諸々の物価が上がる中、業務にも地味に影響を及ぼしそうなのが「郵便料金の値上げ」です。
2024年10月から、郵便料金は約30%の値上げとなりました。
「一気に3割の値上げか」と考えると確かに痛い話ですが、冷静に考えると100円前後でお客様の元まで
確実に届けてくれる仕組みとも言えます。
果たしてこれは“高い”のか、それとも“安い”のか。改めて考えさせられます。
■ 値上げの背景にある「利用減少」と「物流コストの上昇」
日本郵便によると、今回の値上げは郵便物の利用減少と物流コストの上昇が主な要因です。
郵便損益は民営化以降、2022年度に初めて赤字に転落。料金改定は1994年以来、実に30年ぶりとのことです
(出典:Yahoo!ニュース)。
「物流コストの上昇」については、多くの方が実感を持って理解できるでしょう。
人手不足や燃料費の高騰など、物流業界の厳しさは身近な問題です。
一方で「利用数の減少」については、私たち自身の行動がその一因となっていることを否めません。
私自身、十数年前に年賀状をやめ、お客様への書類送付も極力メールで対応しています。
どうしても必要な場合のみ郵送としていますが、今後もできるだけデジタル手段に移行していきたいと考えています。
■ 業種によって異なる“郵便の必要性”
とはいえ、郵便を欠かせない業種も少なくありません。
たとえば、DM(ダイレクトメール)を活用する業界では、郵送の値上げは痛手です。
近隣向けならポスティングも可能ですが、全国展開する企業ではまだまだ郵送DMが主流です。

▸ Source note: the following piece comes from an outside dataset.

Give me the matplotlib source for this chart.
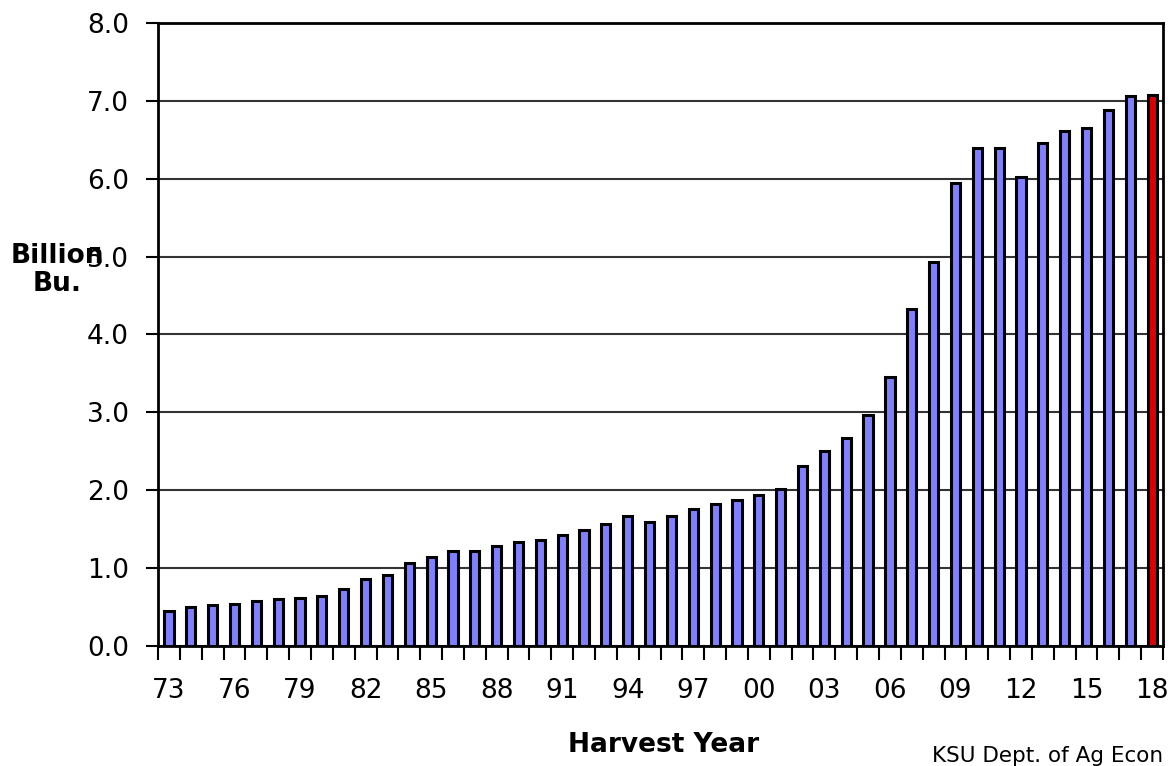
import numpy as np
import matplotlib
matplotlib.use('Agg')
import matplotlib.pyplot as plt

# Harvest years 1973-2018 and storage capacity (billion bushels)
years = np.arange(1973, 2019)
capacity = [0.45, 0.50, 0.52, 0.54, 0.58, 0.60, 0.62, 0.64, 0.73, 0.86,
            0.91, 1.06, 1.14, 1.22, 1.22, 1.28, 1.34, 1.36, 1.42, 1.49,
            1.57, 1.67, 1.59, 1.67, 1.76, 1.82, 1.88, 1.94, 2.02, 2.31,
            2.50, 2.67, 2.96, 3.46, 4.33, 4.93, 5.94, 6.40, 6.40, 6.02,
            6.46, 6.61, 6.65, 6.88, 7.06, 7.08]
yticks = [0, 1, 2, 3, 4, 5, 6, 7, 8]
label_years = years[::3]

x = np.arange(len(years))
colors = ['#8080FF'] * (len(years) - 1) + ['#DD0000']

fig = plt.figure(figsize=(11.75, 7.66), dpi=100)
ax = fig.add_axes([0.1345, 0.1567, 0.8553, 0.8133])

ax.set_axisbelow(True)
ax.yaxis.grid(True, color='#333333', linewidth=1.5)
ax.bar(x, capacity, width=0.42, color=colors, edgecolor='black', linewidth=2.2)

ax.set_xlim(-0.5, len(years) - 0.5)
ax.set_ylim(0, 8)
ax.set_yticks(yticks)
ax.set_yticklabels(['%.1f' % v for v in yticks], fontsize=19)
ax.tick_params(axis='y', length=9, width=1.5, pad=12)

# labels every third year at bar centres, small ticks at category boundaries
ax.set_xticks(x[::3])
ax.set_xticklabels(['%02d' % (y % 100) for y in label_years], fontsize=19)
ax.set_xticks(np.arange(-0.5, len(years)), minor=True)
ax.tick_params(axis='x', which='major', length=0, pad=23)
ax.tick_params(axis='x', which='minor', length=10, width=1.5)

for s in ax.spines.values():
    s.set_linewidth(2)

fig.text(57 / 1175, 1 - 270 / 766, 'Billion\nBu.', fontsize=19, fontweight='bold',
         ha='center', va='center', linespacing=1.1)
fig.text(664 / 1175, 1 - 745 / 766, 'Harvest Year', fontsize=19, fontweight='bold',
         ha='center', va='center')
fig.text(932 / 1175, 1 - 756 / 766, 'KSU Dept. of Ag Econ', fontsize=15.5,
         ha='left', va='center')

fig.savefig('out.png', dpi=100)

また、士業などの「押印文化」が残る分野では、依然として紙書類の郵送が必要とされています。
今回の値上げが、郵便事業の赤字補填につながるのか、それともさらなる郵便離れを加速させるのか
この分岐点は明確になりつつあります。
■ DXの観点で考える「郵送依存の見直し」
DX(デジタルトランスフォーメーション)の観点から見れば、この値上げは業務プロセスを見直す好機でもあります。
DMが減れば消費者にとってはメリットかもしれませんが、事業者にとっては顧客接点が減るリスクもあります。
だからこそ、デジタルを活用した“新たなつながり方”の模索が求められます。
また、重要書類の送付においても「なぜメールではダメなのか?」「他の優位な手段はないのか?」
という問いを改めて考えるべき時です。
元デジタル大臣の「押印不要」方針以降、制度面では柔軟になりつつありますが
現場ではまだ「押印+紙の郵送」が根強く残っています。
これは送り手の慣習や受け手側の意識の問題も大きいでしょう。
■ DXの“最後の砦”は紙文化の変革にあり
押印廃止、FAX廃止に続き、郵送文化の見直しも避けて通れません。
「紙で送るのが当たり前」という固定観念を解きほぐし、電子署名やクラウド共有など
より効率的で安全な手段への移行を進めることが、真の意味でのDXです。
郵便料金の値上げは単なるコスト上昇ではなく、私たちの業務スタイルを再考するきっかけ。
紙の文化をどう変えていくか。この課題こそ、DXが挑むべき“最後の砦”なのかもしれません。